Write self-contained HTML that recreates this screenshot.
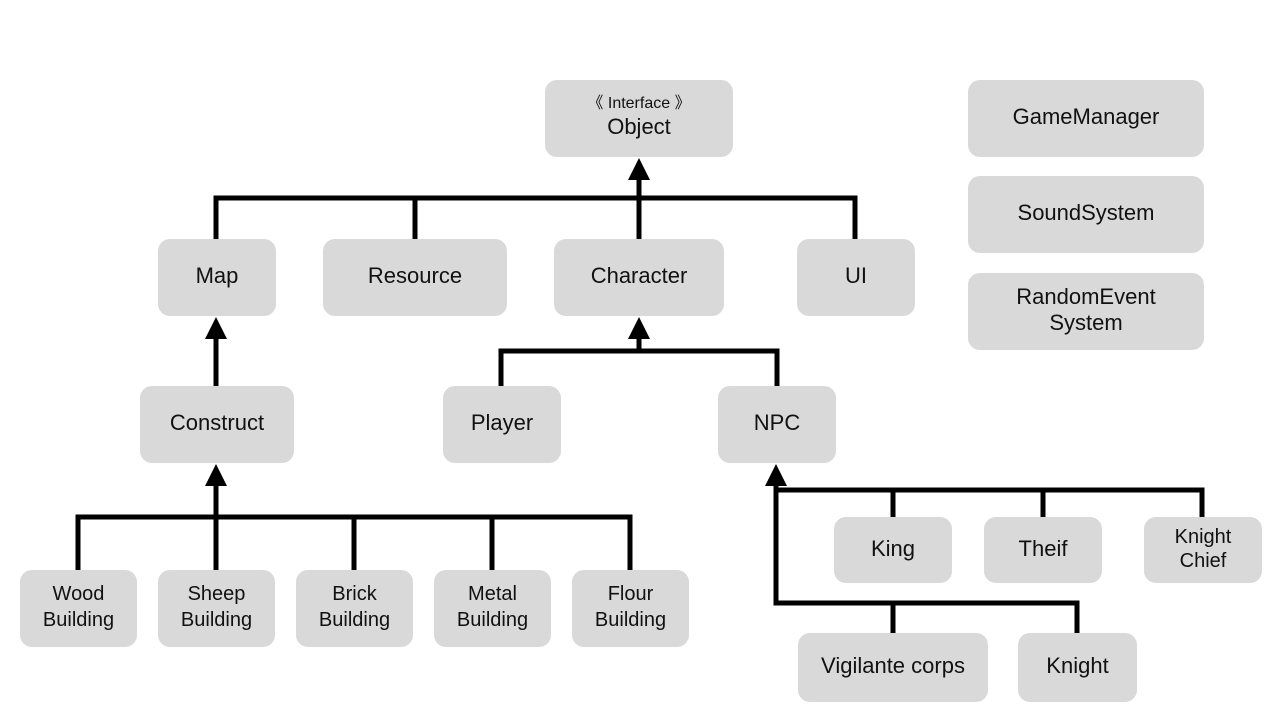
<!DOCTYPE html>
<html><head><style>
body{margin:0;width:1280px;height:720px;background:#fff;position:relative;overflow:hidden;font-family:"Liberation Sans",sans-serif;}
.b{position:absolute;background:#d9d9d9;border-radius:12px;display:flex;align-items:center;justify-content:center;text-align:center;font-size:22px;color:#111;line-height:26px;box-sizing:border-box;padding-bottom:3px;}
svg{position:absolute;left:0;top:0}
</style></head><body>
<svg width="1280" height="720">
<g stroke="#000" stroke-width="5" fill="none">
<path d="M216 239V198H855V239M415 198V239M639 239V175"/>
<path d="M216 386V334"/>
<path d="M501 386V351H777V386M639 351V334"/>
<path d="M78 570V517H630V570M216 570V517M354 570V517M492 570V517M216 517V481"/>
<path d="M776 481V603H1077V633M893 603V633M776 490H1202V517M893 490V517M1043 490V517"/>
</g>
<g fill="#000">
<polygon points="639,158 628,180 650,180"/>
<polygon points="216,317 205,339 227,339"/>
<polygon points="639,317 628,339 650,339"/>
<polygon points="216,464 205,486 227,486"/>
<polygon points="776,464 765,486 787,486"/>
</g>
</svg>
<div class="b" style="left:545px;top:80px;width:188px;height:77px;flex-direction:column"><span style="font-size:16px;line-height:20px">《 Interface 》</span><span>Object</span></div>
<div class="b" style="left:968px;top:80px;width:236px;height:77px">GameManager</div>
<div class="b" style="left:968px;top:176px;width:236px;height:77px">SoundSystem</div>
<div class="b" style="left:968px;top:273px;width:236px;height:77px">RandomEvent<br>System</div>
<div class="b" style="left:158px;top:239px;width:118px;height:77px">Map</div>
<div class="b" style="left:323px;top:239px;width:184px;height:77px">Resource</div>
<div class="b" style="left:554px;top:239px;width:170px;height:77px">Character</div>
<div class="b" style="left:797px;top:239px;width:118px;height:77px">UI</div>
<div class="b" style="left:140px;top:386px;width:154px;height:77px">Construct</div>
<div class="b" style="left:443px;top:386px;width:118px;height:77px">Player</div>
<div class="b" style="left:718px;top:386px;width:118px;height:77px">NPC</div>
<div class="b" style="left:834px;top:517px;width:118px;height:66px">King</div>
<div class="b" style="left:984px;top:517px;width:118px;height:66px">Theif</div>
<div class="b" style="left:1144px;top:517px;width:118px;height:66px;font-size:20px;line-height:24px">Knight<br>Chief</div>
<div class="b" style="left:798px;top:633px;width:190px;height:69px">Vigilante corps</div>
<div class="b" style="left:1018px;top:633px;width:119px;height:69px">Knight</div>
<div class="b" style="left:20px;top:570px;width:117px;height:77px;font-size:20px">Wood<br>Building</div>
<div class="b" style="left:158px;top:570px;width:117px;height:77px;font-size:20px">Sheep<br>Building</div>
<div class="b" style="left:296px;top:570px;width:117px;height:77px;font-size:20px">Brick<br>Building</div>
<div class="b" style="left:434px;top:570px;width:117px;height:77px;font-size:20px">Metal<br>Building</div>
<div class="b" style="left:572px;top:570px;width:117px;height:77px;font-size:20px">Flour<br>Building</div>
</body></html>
---
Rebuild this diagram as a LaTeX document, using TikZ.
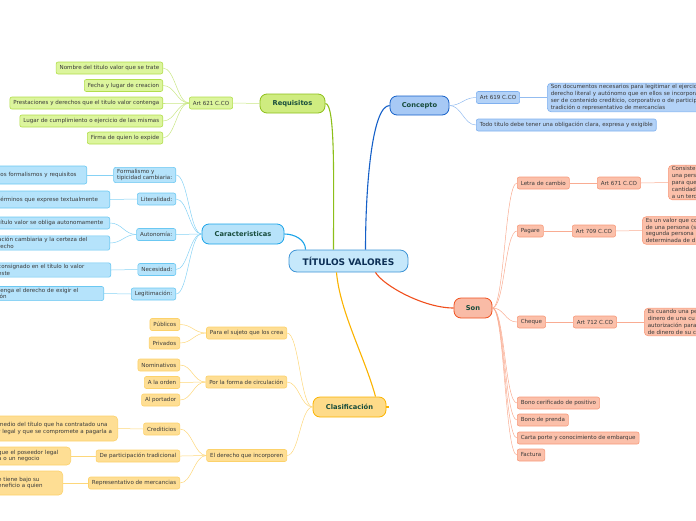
---
Copy each line that contains the word "this".

Write self-contained HTML that recreates this screenshot.
Rebuild this diagram as a LaTeX document, using TikZ.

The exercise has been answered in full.